Cela est vrai que depuis le début ce noyau sensoriel était déjà là, et c’est je crois cela qui fait que nous avons fusionné, lassés que nous étions de nous délayer dans la vie, odeurs et couleurs des autres.
Et ainsi peu à peu nous nous retrouvons au coeur du coeur de notre union.
Entourés et accompagnés du bruit assourdi des battements de nos coeurs qui malgré nous battent à l’unisson, sans concertations, sans chorégraphie et malgré nous, simplement, naturellement.
Pas de reflexions imposées sur la valeur des moments échangés, pas de bilans, pas de conclusions hâtives.
Un pas de côté, une Pavane à l’ancienne rythmée par nos souffles et nos regards, une mise au pas, à l’harmonie, au rythme de nos sentiments.
La musique nous habite plus que de coutume, la lecture aussi, et même l’écriture prend une ampleur et de l’élan.
J’aurais pu mettre à profit ces semaines pour investir le domaine où je vis, polir, reluire, ordonner et me connecter tout azimut.
J’en ai décidé autrement, je me suis laissée happer par le côté cotonneux de cette assignation à résidence surréaliste et m’en trouve bien finalement.
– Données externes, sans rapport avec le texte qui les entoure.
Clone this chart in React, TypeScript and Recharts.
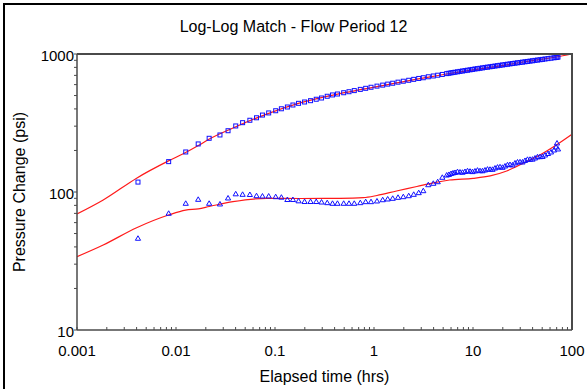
import { ComposedChart, Line, Scatter, XAxis, YAxis } from "recharts";

// elapsed time (hrs) of each measured point
const times = [
  0.00413, 0.00843, 0.01254, 0.01676, 0.02162, 0.0278, 0.03355, 0.04012, 0.04708, 0.05573,
  0.06504, 0.0747, 0.08634, 0.1016, 0.116, 0.1334, 0.1517, 0.1729, 0.1989, 0.2286,
  0.2609, 0.2952, 0.3369, 0.381, 0.4275, 0.494, 0.559, 0.632, 0.727, 0.824,
  0.933, 1.072, 1.224, 1.375, 1.545, 1.748, 1.977, 2.242, 2.518, 2.828,
  3.147, 3.536, 3.972, 4.4, 4.898,
  5.424, 5.71, 5.995, 6.28, 6.58, 6.97, 7.39, 7.83, 8.3, 8.8,
  9.33, 9.88, 10.47, 11.1, 11.77, 12.47, 13.22, 14.01, 14.85, 15.74,
  16.68, 17.68, 18.74, 19.86, 21.05, 22.31, 23.64, 25.06, 26.56, 28.15,
  29.84, 31.62, 33.52, 35.52, 37.65, 39.9, 42.3, 44.82, 47.51, 50.35,
  53.37, 57.23, 61.37, 65.81, 68.94, 70.56, 72.2,
];

// pressure change (psi) - squares
const pressureChange = [
  118, 166, 195, 223, 245, 259, 278, 301, 318, 331,
  345, 361, 374, 388, 401, 413, 427, 439, 449, 459,
  470, 480, 494, 505, 513, 524, 533, 543, 554, 564,
  574, 585, 595, 605, 614, 625, 635, 645, 655, 665,
  673, 684, 693, 702, 711,
  721, 725, 730, 734, 738, 743, 748, 753, 758, 763,
  768, 773, 779, 783, 788, 793, 799, 803, 808, 813,
  818, 823, 828, 833, 838, 843, 848, 853, 858, 863,
  868, 873, 878, 883, 888, 893, 899, 904, 909, 914,
  920, 926, 932, 939, 943, 946, 950,
];

// pressure derivative (psi) - triangles
const derivative = [
  46.2, 70.1, 82.8, 88.5, 82.8, 81.9, 90.5, 97.0, 96.2, 95.9,
  94.0, 93.5, 93.5, 92.5, 91.7, 88.2, 88.2, 86.3, 85.3, 85.3,
  85.3, 84.6, 83.7, 82.8, 82.8, 82.8, 82.8, 82.8, 83.7, 85.1,
  85.1, 86.1, 87.9, 89.0, 90.0, 91.5, 92.5, 94.0, 96.2, 98.9,
  102.2, 112.9, 115.6, 118.7, 127.8,
  132.7, 134, 136.1, 137.5, 138.5, 140.5, 139.6, 139, 140.8, 142.5,
  141.5, 140.5, 142.0, 144, 142.7, 142.5, 144.4, 146.5, 146.1, 146,
  149.2, 151.5, 152.3, 151, 154.3, 157.5, 158.2, 157, 162.3, 165,
  165.5, 165, 169.2, 172.5, 172.6, 173, 176.4, 180, 180.3, 181,
  185.4, 190.1, 195.0, 201.5, 211.8, 226.5, 205,
];

// model match curves
const modelTimes = [
  0.001, 0.00184, 0.004, 0.0084, 0.0125, 0.0168, 0.0217, 0.0376, 0.0824, 0.179,
  0.453, 0.78, 1.07, 1.69, 2.71, 3.96, 5.8, 10, 14.9, 21.9,
  32.2, 47.3, 69.4, 100,
];
const modelPressure = [
  69.3, 87.5, 126, 168, 193, 217, 242, 291, 367, 442,
  517, 556, 580, 617, 657, 689, 722, 768, 800, 835,
  875, 912, 951, 1000,
];
const modelDerivative = [
  34.0, 41.3, 55.1, 68.1, 74.0, 75.5, 78.5, 85.1, 90.0, 89.7,
  90.0, 91.0, 94.3, 101.7, 109.6, 116.6, 122.2, 125.6, 130.7, 142.0,
  161.5, 185.3, 219, 262,
];

const xDecades = [0.001, 0.01, 0.1, 1, 10];
const yDecades = [10, 100];
const minorSteps = [1, 2, 3, 4, 5, 6, 7, 8, 9];
const xLabels = [0.001, 0.01, 0.1, 1, 10, 100];
const yLabels = [10, 100, 1000];

const xTicks = [...xDecades.flatMap((d) => minorSteps.map((m) => +(d * m).toPrecision(6))), 100];
const yTicks = [...yDecades.flatMap((d) => minorSteps.map((m) => d * m)), 1000];

const FONT = '"Liberation Sans", Arial, sans-serif';
const AXIS = "#4a4a4a";
const BLUE = "#1010ff";
const RED = "#ff1a1a";

const pressureData = times.map((t, i) => ({ t, p: pressureChange[i] }));
const derivData = times.map((t, i) => ({ t, p: derivative[i] }));
const modelPData = modelTimes.map((t, i) => ({ t, p: modelPressure[i] }));
const modelDData = modelTimes.map((t, i) => ({ t, p: modelDerivative[i] }));

const isLabel = (list: number[], v: number) => list.find((l) => Math.abs(l - v) / l < 1e-6);

const XTick = (props: any) => {
  const { x, y, payload } = props;
  const lab = isLabel(xLabels, payload.value);
  return (
    <g>
      <line x1={x} x2={x} y1={y} y2={y - 3} stroke={AXIS} />
      {lab !== undefined && (
        <text x={x} y={y + 20} textAnchor="middle" dominantBaseline="central" fontSize={15} fontFamily={FONT} fill="#000">
          {String(lab)}
        </text>
      )}
    </g>
  );
};

const YTick = (props: any) => {
  const { x, y, payload } = props;
  const lab = isLabel(yLabels, payload.value);
  return (
    <g>
      <line x1={x - 3} x2={x} y1={y} y2={y} stroke={AXIS} />
      {lab !== undefined && (
        <text x={x - 3} y={y + 1} textAnchor="end" dominantBaseline="central" fontSize={15} fontFamily={FONT} fill="#000">
          {String(lab)}
        </text>
      )}
    </g>
  );
};

const Square = (props: any) => {
  const { cx, cy } = props;
  if (cx == null || cy == null) return null;
  return <rect x={cx - 2} y={cy - 2} width={4} height={4} fill="none" stroke={BLUE} strokeWidth={1} />;
};

const Triangle = (props: any) => {
  const { cx, cy } = props;
  if (cx == null || cy == null) return null;
  return (
    <polygon
      points={`${cx},${cy - 2.5} ${cx - 2.6},${cy + 2} ${cx + 2.6},${cy + 2}`}
      fill="none"
      stroke={BLUE}
      strokeWidth={1}
    />
  );
};

export default function App() {
  return (
    <div style={{ position: "absolute", left: 0, top: 0, width: 587, height: 389, background: "#fff", fontFamily: FONT, overflow: "hidden" }}>
      <div style={{ position: "absolute", left: 3, top: 3, right: 0, bottom: 0, borderLeft: "2px solid #000", borderTop: "2px solid #000" }} />
      <div style={{ position: "absolute", left: 0, top: 18, width: 587, textAlign: "center", fontSize: 16, lineHeight: "18px" }}>
        Log-Log Match - Flow Period 12
      </div>
      <div style={{ position: "absolute", left: 0, top: 0 }}>
        <ComposedChart width={587} height={389} margin={{ top: 54, right: 15, bottom: 29, left: 17 }}>
          <XAxis
            dataKey="t"
            type="number"
            scale="log"
            domain={[0.001, 100]}
            allowDataOverflow
            ticks={xTicks}
            interval={0}
            tickSize={0}
            tickMargin={0}
            tickLine={false}
            tick={<XTick />}
            height={30}
            axisLine={{ stroke: AXIS, strokeWidth: 1.5 }}
          />
          <YAxis
            dataKey="p"
            type="number"
            scale="log"
            domain={[10, 1000]}
            allowDataOverflow
            ticks={yTicks}
            interval={0}
            tickSize={0}
            tickMargin={0}
            tickLine={false}
            tick={<YTick />}
            width={60}
            axisLine={{ stroke: AXIS, strokeWidth: 1.5 }}
          />
          <Line data={modelPData} dataKey="p" type="monotone" stroke={RED} strokeWidth={1.2} dot={false} isAnimationActive={false} />
          <Line data={modelDData} dataKey="p" type="monotone" stroke={RED} strokeWidth={1.2} dot={false} isAnimationActive={false} />
          <Scatter data={pressureData} dataKey="p" shape={<Square />} isAnimationActive={false} />
          <Scatter data={derivData} dataKey="p" shape={<Triangle />} isAnimationActive={false} />
        </ComposedChart>
      </div>
      <div
        style={{
          position: "absolute",
          left: 77,
          top: 53,
          width: 496,
          height: 277,
          boxSizing: "border-box",
          borderTop: `2px solid ${AXIS}`,
          borderRight: `2px solid ${AXIS}`,
          pointerEvents: "none",
        }}
      />
      <div style={{ position: "absolute", left: 77, top: 368, width: 495, textAlign: "center", fontSize: 16, lineHeight: "18px" }}>
        Elapsed time (hrs)
      </div>
      <div
        style={{
          position: "absolute",
          left: 20 - 100,
          top: 192 - 9,
          width: 200,
          height: 18,
          textAlign: "center",
          fontSize: 16,
          lineHeight: "18px",
          transform: "rotate(-90deg)",
        }}
      >
        Pressure Change (psi)
      </div>
    </div>
  );
}
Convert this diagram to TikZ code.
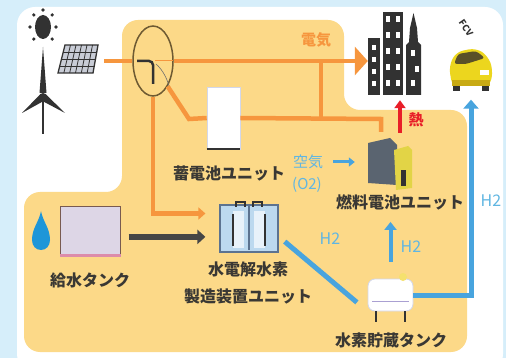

Ce temps nous est imparti pour une raison bien singulière, ce temps et ces plages de bien et mal être. Nous avons le choix il me semble en tout cas que je l’ai, de tout remettre en question, tout nettoyer, tout aligner et essayer de tout comprendre.
Mais non, il n’en est rien, cet espace silencieux, solitaire et possessif s’est répandu en moi et me met face à ma réalité, à celle de mes choix, à leurs conséquences;
Si je suis ici avec toi, si je reste ici avec toi ce ne sera plus par hasard, ce sera par mûre et lente décision, par maturation de sentiments, par fatalité ou bien même par la force du Destin, selon l’humeur de l’instant de réflexion fut elle lyrique, magique ou pragmatique.
Quand aurais je eu ce privilège si cette réclusion ne nous avait pas été imposée et l’aurais je eu ?
Comment aurais je pu faire abstraction des retombées ambiantes et rythmes et pulsions extérieures et me concentrer sur ma réalité, sur mon état d’être ?
Sans artifices, sans écran, sans excuses de déconcentration et sans biaiser je peux dire à moi même tu es là car tu ne pouvais choisir autre chose.
Il me prend d’avoir une pensée nostalgique sur les choix de ma vie passée, et me sens encore plus privilégiée en le faisant. Aurais je fait les mêmes choix, auraient ‘ils été confirmés par le temps si une plage de flottement dans l!intemporel leur avait été offerte ?
Plus de fausses raisons, plus de victimisation et de si j’avais pu, si j’avais su.
Descente en soi au plus profond de soi et enfin peut être sérénité et acceptation de soi même.
Cette période de distanciation et solitude est remplie de sentiments certes plus éclectiques et rares mais de sentiments dont je pense je ne voudrais pas me séparer, sauf peut être à la prochaine occasion d’introspection qui nous attend … Peut être.